Standards to address the safety of lithium-ion batteries are evolving and have adapted to address the hazards associated with thermal runaway leading to fires and explosions. Manufacturers are working on meeting various international testing standards to ensure the safety and compliance of batteries, cells, modules and packs. However, there is always a risk of a battery failure or an incident impacting the integrity of the battery, which can lead to thermal runaway, with accumulation of gases, overheating, flaming or explosion.
Regulations are being developed and updated to keep up with the various risks associated with lithium-ion battery applications in the transportation and logistics sectors. In addition to powering vehicles and boats, batteries are used in energy storage systems as well as vehicles in warehouses and transit centers and on cargo ships. The risks and hazards vary. Factors that come into play include battery chemistry, power rating and capacity, and state of charge (SOC). The size, location and construction of the enclosures where they are located must also be considered as well as the nearby presence of other combustibles, such as batteries, equipment, vehicles or other property.

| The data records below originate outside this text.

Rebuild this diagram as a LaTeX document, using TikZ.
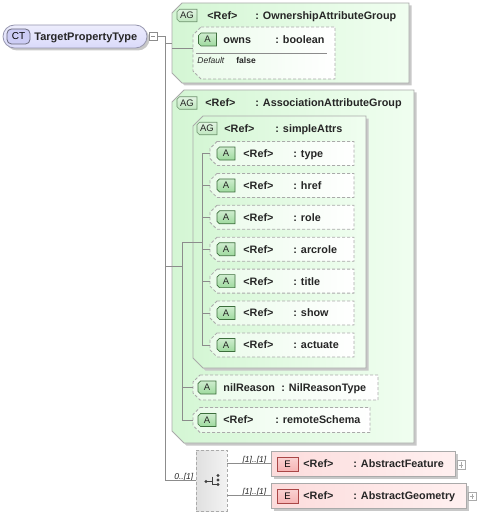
\documentclass[tikz,border=0pt]{standalone}
\usepackage{fontspec}
\setmainfont{Liberation Sans}
\usepackage{tikz}
\usetikzlibrary{shapes.misc}
\usetikzlibrary{shadows}
\definecolor{lineGray}{RGB}{140,140,140}
\definecolor{borderGray}{RGB}{170,170,170}
\definecolor{shadowGray}{RGB}{200,200,200}
\definecolor{grpLeft}{RGB}{212,246,212}
\definecolor{grpRight}{RGB}{240,254,240}
\definecolor{attrLeft}{RGB}{234,251,234}
\definecolor{badgeGreen}{RGB}{158,218,158}
\definecolor{badgeGreenLine}{RGB}{60,110,60}
\definecolor{ctFill}{RGB}{218,218,250}
\definecolor{ctLine}{RGB}{150,150,175}
\definecolor{ctBadgeFill}{RGB}{205,205,245}
\definecolor{elemLeft}{RGB}{252,220,220}
\definecolor{elemRight}{RGB}{255,240,240}
\definecolor{elemBadge}{RGB}{246,180,180}
\definecolor{elemBadgeLine}{RGB}{170,70,70}
\definecolor{choiceFill}{RGB}{224,224,224}
\newcommand{\labelfont}{\fontsize{10.8}{12}\selectfont\bfseries}
\newcommand{\badgefont}{\fontsize{9.5}{11}\selectfont}
\newcommand{\smallfont}{\fontsize{8.5}{10}\selectfont}
% chamfered outline round a named area
\newcommand{\chamferbox}[3]{\path[#1] ([xshift=#3]#2.north west) -- (#2.north east) -- (#2.south east)
  -- ([xshift=#3]#2.south west) -- ([yshift=#3]#2.south west) -- ([yshift=-#3]#2.north west) -- cycle;}
% badge: kind (ag or a), name, position, text
\newcommand{\badge}[4]{\node[area, #1size] (#2) at #3 {};
  \chamferbox{#1paint}{#2}{2.5pt}
  \node[area, font=\badgefont, text=black!85] (#2-text) at (#2) {#4};}
\tikzstyle{grpshadow}=[drop shadow={shadow xshift=2.5pt, shadow yshift=-2.5pt, fill=shadowGray, opacity=1}]
\tikzstyle{area}=[rectangle, inner sep=0, outer sep=0]
\tikzstyle{grpbox}=[draw=borderGray, left color=grpLeft, right color=grpRight, grpshadow]
\tikzstyle{attrbox}=[draw=borderGray, dash pattern=on 3pt off 2pt, left color=attrLeft, right color=white]
\tikzstyle{elembox}=[rectangle, draw=borderGray, left color=elemLeft, right color=elemRight, inner sep=0, grpshadow]
\tikzstyle{agsize}=[minimum width=20pt, minimum height=12.5pt]
\tikzstyle{agpaint}=[draw=badgeGreenLine!75!white, line width=0.7pt, top color=white!70!badgeGreen, bottom color=white!35!badgeGreen]
\tikzstyle{asize}=[minimum width=18pt, minimum height=13pt]
\tikzstyle{apaint}=[draw=badgeGreenLine, line width=0.7pt, top color=white!50!badgeGreen, bottom color=badgeGreen]
\tikzstyle{ebadge}=[rectangle, draw=elemBadgeLine, top color=white!40!elemBadge, bottom color=elemBadge, inner sep=0, font=\badgefont, minimum width=21pt, minimum height=14pt]
\tikzstyle{txt}=[anchor=west, inner sep=0, font=\labelfont, text height=7.8pt, text depth=0pt, text=black!85]
\tikzstyle{smalltxt}=[txt, font=\smallfont, text height=6pt]
\tikzstyle{toggle}=[rectangle, draw=lineGray, fill=white, inner sep=0, minimum width=8pt, minimum height=8.5pt, line width=0.6pt]
\tikzstyle{connector}=[draw=lineGray, line width=0.8pt]
\begin{document}
\begin{tikzpicture}[x=1pt, y=-1pt, line width=0.8pt]
  \useasboundingbox (0,0) rectangle (477,516);
  % complex type
  \node[rounded rectangle, draw=ctLine, top color=white!50!ctFill, bottom color=ctFill, inner sep=0,
        minimum width=144pt, minimum height=23pt, grpshadow] (ct) at (75,36.5) {};
  \node[rectangle, rounded corners=4.5pt, draw=ctLine!70!black, fill=ctBadgeFill, inner sep=0,
        minimum width=23pt, minimum height=15pt, font=\fontsize{10}{12}\selectfont] (ctBadge) at (18.5,36.5) {CT};
  \node[txt, font=\fontsize{11}{13}\selectfont\bfseries] (ctName) at (34,36.5) {TargetPropertyType};
  \node[toggle] (ctMinus) at (153,36.5) {};
  \draw[lineGray, line width=0.6pt] ([xshift=2pt]ctMinus.west) -- ([xshift=-2pt]ctMinus.east);
  \coordinate (trunk) at (165,36.5);
  \coordinate (assocBus) at (182,0);
  \coordinate (attrBus) at (202,0);

  % ownership group
  \node[area, minimum width=237pt, minimum height=80pt] (ownGrp) at (290.5,43) {};
  \chamferbox{grpbox}{ownGrp}{10pt}
  \badge{ag}{ownBadge}{(187,15.5)}{AG}
  \node[txt] (ownRef) at (207,15.5) {<Ref>};
  \node[txt] (ownType) at (255,15.5) {: OwnershipAttributeGroup};
  \node[area, minimum width=142pt, minimum height=52pt] (owns) at (264,53) {};
  \chamferbox{attrbox}{owns}{8pt}
  \badge{a}{ownsBadge}{(207.5,39.5)}{A}
  \node[txt] (ownsName) at (223,39.5) {owns};
  \node[txt] (ownsType) at (275,39.5) {: boolean};
  \draw[lineGray, line width=0.6pt] (196,53) -- (327,53);
  \node[smalltxt, font=\smallfont\itshape] (ownsDefault) at (197,61) {Default};
  \node[smalltxt, font=\smallfont\bfseries] (ownsValue) at (236,61) {false};

  % association group
  \node[area, minimum width=242pt, minimum height=353pt] (assocGrp) at (293,266.5) {};
  \chamferbox{grpbox}{assocGrp}{12pt}
  \badge{ag}{assocBadge}{(187,103)}{AG}
  \node[txt] (assocRef) at (205,103) {<Ref>};
  \node[txt] (assocType) at (255,103) {: AssociationAttributeGroup};
  \node[area, minimum width=173pt, minimum height=252pt] (simple) at (279.5,242) {};
  \chamferbox{grpbox}{simple}{10pt}
  \badge{ag}{simpleBadge}{(207,128.5)}{AG}
  \node[txt] (simpleRef) at (224,128.5) {<Ref>};
  \node[txt] (simpleType) at (275,128.5) {: simpleAttrs};
  \foreach \nm [count=\i from 0] in {type,href,role,arcrole,title,show,actuate} {
    \node[area, minimum width=144pt, minimum height=24pt] (attr-\nm) at (282,{153.5+31.9*\i}) {};
    \chamferbox{attrbox}{attr-\nm}{7pt}
    \badge{a}{badge-\nm}{(226,{153.5+31.9*\i})}{A}
    \node[txt] (ref-\nm) at (243,{153.5+31.9*\i}) {<Ref>};
    \node[txt] (type-\nm) at (293,{153.5+31.9*\i}) {: \nm};
    \draw[connector] (attrBus |- attr-\nm.west) -- (attr-\nm.west);
  }
  \node[area, minimum width=185pt, minimum height=25pt] (nilReason) at (285.5,387.5) {};
  \chamferbox{attrbox}{nilReason}{7pt}
  \badge{a}{nilBadge}{(207,387.5)}{A}
  \node[txt] (nilName) at (223,387.5) {nilReason};
  \node[txt] (nilType) at (281,387.5) {: NilReasonType};
  \node[area, minimum width=177pt, minimum height=25pt] (remote) at (281.5,420) {};
  \chamferbox{attrbox}{remote}{7pt}
  \badge{a}{remoteBadge}{(207,420)}{A}
  \node[txt] (remoteRef) at (223,420) {<Ref>};
  \node[txt] (remoteType) at (275,420) {: remoteSchema};

  % choice
  \node[rectangle, draw=borderGray, dash pattern=on 3pt off 2pt, left color=choiceFill, right color=choiceFill!40,
        inner sep=0, minimum width=31pt, minimum height=61pt] (choice) at (211.5,480.5) {};
  \fill[black!75] (206,481.5) circle (1.6pt) (218,475.5) circle (1.6pt) (218,480) circle (1.6pt) (218,484.5) circle (1.6pt);
  \draw[black!75, line width=0.7pt] (206,481.5) -- (212.5,481.5) (212.5,476.5) -- (212.5,484.5) -- (218,484.5);
  \node[smalltxt, font=\smallfont\itshape, anchor=south east, inner sep=1pt] (choiceMult) at ([xshift=-1pt]choice.west) {0..[1]};

  % elements
  \node[elembox, minimum width=184pt, minimum height=25pt] (feature) at (363,463.5) {};
  \node[ebadge] (featureBadge) at (287.5,464) {E};
  \node[txt] (featureRef) at (303,463.5) {<Ref>};
  \node[txt] (featureType) at (353,463.5) {: AbstractFeature};
  \node[toggle, draw=borderGray] (featurePlus) at (461,465) {};
  \node[elembox, minimum width=195pt, minimum height=25pt] (geometry) at (368.5,495.5) {};
  \node[ebadge] (geometryBadge) at (287.5,496) {E};
  \node[txt] (geometryRef) at (303,495.5) {<Ref>};
  \node[txt] (geometryType) at (353,495.5) {: AbstractGeometry};
  \node[toggle, draw=borderGray] (geometryPlus) at (472,496.5) {};
  \foreach \p in {featurePlus,geometryPlus}
    \draw[borderGray, line width=0.6pt] ([xshift=2pt]\p.west) -- ([xshift=-2pt]\p.east) ([yshift=-2pt]\p.north) -- ([yshift=2pt]\p.south);
  \node[smalltxt, font=\smallfont\itshape, anchor=south east, inner sep=1pt] (featureMult) at ([xshift=-3pt]feature.west) {[1]..[1]};
  \node[smalltxt, font=\smallfont\itshape, anchor=south east, inner sep=1pt] (geometryMult) at ([xshift=-3pt]geometry.west) {[1]..[1]};

  % connectors
  \draw[connector] (ctMinus.east) -- (trunk) -- (trunk |- choice.west) -- (choice.west);
  \draw[connector] (trunk |- ownGrp.west) -- (ownGrp.west);
  \draw[connector] ([yshift=4.5pt]owns.west -| ownGrp.west) -- ([yshift=4.5pt]owns.west);
  \draw[connector] (trunk |- assocGrp.west) -- (assocBus |- assocGrp.west);
  \draw[connector] (assocBus |- simple.west) -- (assocBus |- remote.west) -- (remote.west);
  \draw[connector] (assocBus |- nilReason.west) -- (nilReason.west);
  \draw[connector] (assocBus |- simple.west) -- (attrBus |- simple.west);
  \draw[connector] (attrBus |- attr-type.west) -- (attrBus |- attr-actuate.west);
  \draw[connector] (choice.east |- feature.west) -- (feature.west);
  \draw[connector] (choice.east |- geometry.west) -- (geometry.west);
\end{tikzpicture}
\end{document}
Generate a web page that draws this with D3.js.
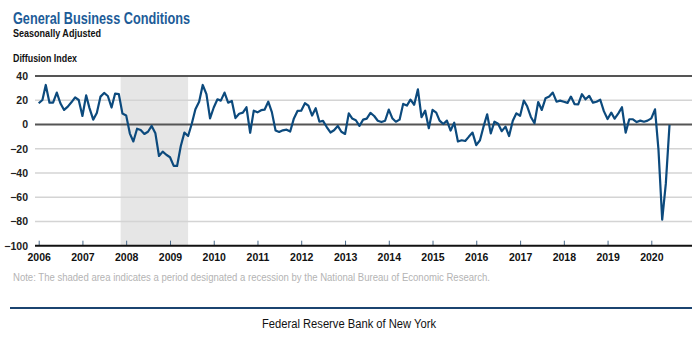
<!DOCTYPE html>
<html>
<head>
<meta charset="utf-8">
<script src="https://cdn.jsdelivr.net/npm/d3@7"></script>
<style>
  body { margin: 0; background: #fff; }
  svg { display: block; }
  text { font-family: 'Liberation Sans Narrow', 'Arial Narrow', 'Liberation Sans', sans-serif; }
</style>
</head>
<body>
<div class="chart"></div>
<script>
// monthly values, Jan 2006 .. Jun 2020
const v2006 = [17.5, 20.2, 32.6, 18, 18, 26.3, 17.5, 12, 14.7, 18.3, 22.4, 20.2];
const v2007 = [7, 24, 13.5, 4, 9.5, 23, 26, 23.5, 14, 25.5, 25, 9];
const v2008 = [7.5, -7.5, -14, -3.5, -4.5, -7.8, -6, -1.2, -7.3, -26, -22.4, -25];
const v2009 = [-27, -34.2, -34.2, -17.7, -6.7, -9.5, 0.4, 12.5, 18.8, 32.6, 25, 5];
const v2010 = [14, 20.8, 19.7, 26.3, 18, 19.4, 5.3, 8.8, 9.8, 14.2, -6.8, 11.4];
const v2011 = [10, 11.8, 12.2, 18.8, 10.2, -5, -6.2, -4.8, -4.3, -5.8, 5, 11.2];
const v2012 = [11.4, 17.5, 15.5, 7.4, 13.4, 2.3, 3, -2.1, -6.6, -4.8, -1.2, -6];
const v2013 = [-7.8, 9.2, 5, 3.5, -1.2, 4, 4.8, 9.5, 7, 3.1, 2, 3.1];
const v2014 = [12.3, 4.9, 2.3, 4, 17, 15.6, 20.5, 16.3, 29, 6, 11.4, -3.1];
const v2015 = [12, 9.8, 3.2, 0.4, 3.2, -5, 1.5, -14, -13, -13.6, -10, -6.7];
const v2016 = [-17, -13, -2, 8.4, -7.3, 2.3, 0.6, -5.5, -1.8, -9.5, 3, 9.2];
const v2017 = [7.2, 19.7, 15, 6.2, 1, 18.5, 12, 21.6, 23, 26.3, 18.8, 19.7];
const v2018 = [18.8, 17.8, 23, 16.7, 16.6, 25, 20.8, 23.6, 18, 18.8, 20.4, 11];
const v2019 = [4.5, 9.8, 4.8, 9.2, 14.2, -6.7, 4.3, 4.3, 2, 3.2, 2.3, 3.2];
const v2020 = [5, 12.5, -21, -78.5, -49, -0.3];

const years = [2006, 2007, 2008, 2009, 2010, 2011, 2012, 2013, 2014, 2015, 2016, 2017, 2018, 2019, 2020];
const yTicks = [-100, -80, -60, -40, -20, 0, 20, 40];
const recession = ['2007-12', '2009-06'];

const values = [].concat(v2006, v2007, v2008, v2009, v2010, v2011, v2012, v2013,
                         v2014, v2015, v2016, v2017, v2018, v2019, v2020);
const data = values.map((v, i) => ({ date: new Date(2006, i, 1), value: v }));

const w = 700;
const h = 339;
const left = 35, right = 692;

const svg = d3.select('.chart')
                .append('svg')
                .attr('width', w)
                .attr('height', h);

const x = d3.scaleTime()
            .domain([new Date(2006, 0, 1), new Date(2020, 0, 1)])
            .range([38.7, 651.3]);

const y = d3.scaleLinear()
            .domain([-100, 40])
            .range([245.7, 76]);

// titles
svg.append('text')
    .attr('x', 13).attr('y', 24)
    .attr('font-size', 16.5)
    .attr('font-weight', 'bold')
    .attr('fill', '#1d5c98')
    .attr('textLength', 177).attr('lengthAdjust', 'spacingAndGlyphs')
    .text('General Business Conditions');

svg.append('text')
    .attr('x', 13).attr('y', 36.5)
    .attr('font-size', 11)
    .attr('font-weight', 'bold')
    .attr('fill', '#111')
    .attr('textLength', 88).attr('lengthAdjust', 'spacingAndGlyphs')
    .text('Seasonally Adjusted');

svg.append('text')
    .attr('x', 13).attr('y', 62)
    .attr('font-size', 11)
    .attr('font-weight', 'bold')
    .attr('fill', '#111')
    .attr('textLength', 64).attr('lengthAdjust', 'spacingAndGlyphs')
    .text('Diffusion Index');

// recession shading
const recStart = d3.timeDay.offset(new Date(+recession[0].slice(0, 4), +recession[0].slice(5) - 1, 1), -15);
const recEnd = new Date(+recession[1].slice(0, 4), +recession[1].slice(5) - 1, 1);
svg.append('rect')
    .attr('x', x(recStart))
    .attr('y', y(40))
    .attr('width', x(recEnd) - x(recStart))
    .attr('height', y(-100) - y(40))
    .attr('fill', '#e6e6e6');

// grid lines
svg.append('g')
    .selectAll('line')
    .data(yTicks.filter(d => d !== -100))
    .enter()
    .append('line')
    .attr('x1', left).attr('x2', right)
    .attr('y1', d => y(d)).attr('y2', d => y(d))
    .attr('stroke', d => (d === 0 || d === 40) ? '#555' : '#d4d4d4')
    .attr('stroke-width', d => (d === 0 || d === 40) ? 1.8 : 1.4);

// y labels
const yAxis = d3.axisLeft(y).tickValues(yTicks).tickSize(0).tickPadding(0);
const gy = svg.append('g')
    .attr('transform', 'translate(28,0)')
    .call(yAxis);
gy.select('.domain').remove();
gy.selectAll('text')
    .attr('font-family', null)
    .attr('font-size', 10.5)
    .attr('font-weight', 'bold')
    .attr('fill', '#222');

// x axis
const xAxis = d3.axisBottom(x)
                .tickValues(years.map(yr => new Date(yr, 0, 1)))
                .tickFormat(d3.timeFormat('%Y'))
                .tickSize(0)
                .tickPadding(8);
const gx = svg.append('g')
    .attr('transform', 'translate(0,' + y(-100) + ')')
    .call(xAxis);
gx.select('.domain').remove();
gx.selectAll('text')
    .attr('font-family', null)
    .attr('font-size', 10.5)
    .attr('font-weight', 'bold')
    .attr('fill', '#111');
gx.selectAll('.tick')
    .append('line')
    .attr('y1', -5).attr('y2', 0)
    .attr('stroke', '#4a6a8a')
    .attr('stroke-width', 1);

svg.append('line')
    .attr('x1', left).attr('x2', right)
    .attr('y1', y(-100)).attr('y2', y(-100))
    .attr('stroke', '#111')
    .attr('stroke-width', 2);

// data line
const line = d3.line()
               .x(d => x(d.date))
               .y(d => y(d.value));

svg.append('path')
    .datum(data)
    .attr('d', line)
    .attr('fill', 'none')
    .attr('stroke', '#0c4a7d')
    .attr('stroke-width', 2.2)
    .attr('stroke-linejoin', 'round');

// note and footer
svg.append('text')
    .attr('x', 13).attr('y', 281)
    .attr('font-size', 11)
    .attr('fill', '#b4b4b4')
    .attr('textLength', 477).attr('lengthAdjust', 'spacingAndGlyphs')
    .text('Note: The shaded area indicates a period designated a recession by the National Bureau of Economic Research.');

svg.append('line')
    .attr('x1', 10).attr('x2', 692)
    .attr('y1', 308).attr('y2', 308)
    .attr('stroke', '#1b4470')
    .attr('stroke-width', 2);

svg.append('text')
    .attr('x', 349).attr('y', 328)
    .attr('text-anchor', 'middle')
    .attr('font-size', 12)
    .attr('fill', '#111')
    .attr('textLength', 174).attr('lengthAdjust', 'spacingAndGlyphs')
    .text('Federal Reserve Bank of New York');
</script>
</body>
</html>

Mitigation strategies start with the battery management system, video monitoring, gas detection, linear heat detection, ventilation and suppression. Water-based suppression systems with high density coverage are designed to contain lithium-ion battery fires to a specific area and provide cooling of the radiated heat and exposed combustibles. However, they will not stop the thermal degradation of the combustible electrolyte in the battery. In most cases, automatic suppression needs to be supplemented by firefighting teams entering a space with sufficient hose lines and water supply to safely manage the incident.
A catastrophic failure occurs when mitigation measures are improperly designed, insufficient or impaired. Emergency response procedures are also critical hazard mitigation measures, and implementation of the right measures, may contribute to reducing the risk of catastrophic event occurrence. As part of these procedures, accessibility for firefighters trained to deal with these kinds of incidents, and availability of equipment and facilities to isolate the vehicle, containers, or equipment with the failed battery are critical to reducing the potential for fire and explosion propagation.
It is also essential to pro-actively monitor and supervise the condition of batteries. This includes having detailed procedures for handling, removing, and relocating a defective or impacted battery and the equipment it powers. While low-battery SOCs below 30% are associated with a lower probability for flaming thermal runaway events, the presence of combustible electrolyte within the battery still carries the potential for release of flammable gases. To handle such risks, consideration must be given to implementing mitigation measures and training in appropriate emergency procedures.
Jensen Hughes fire and process safety experts regularly work with clients to review battery hazards, assess risks associated with their specific applications, and recommend and develop mitigation strategies in the transportation sector.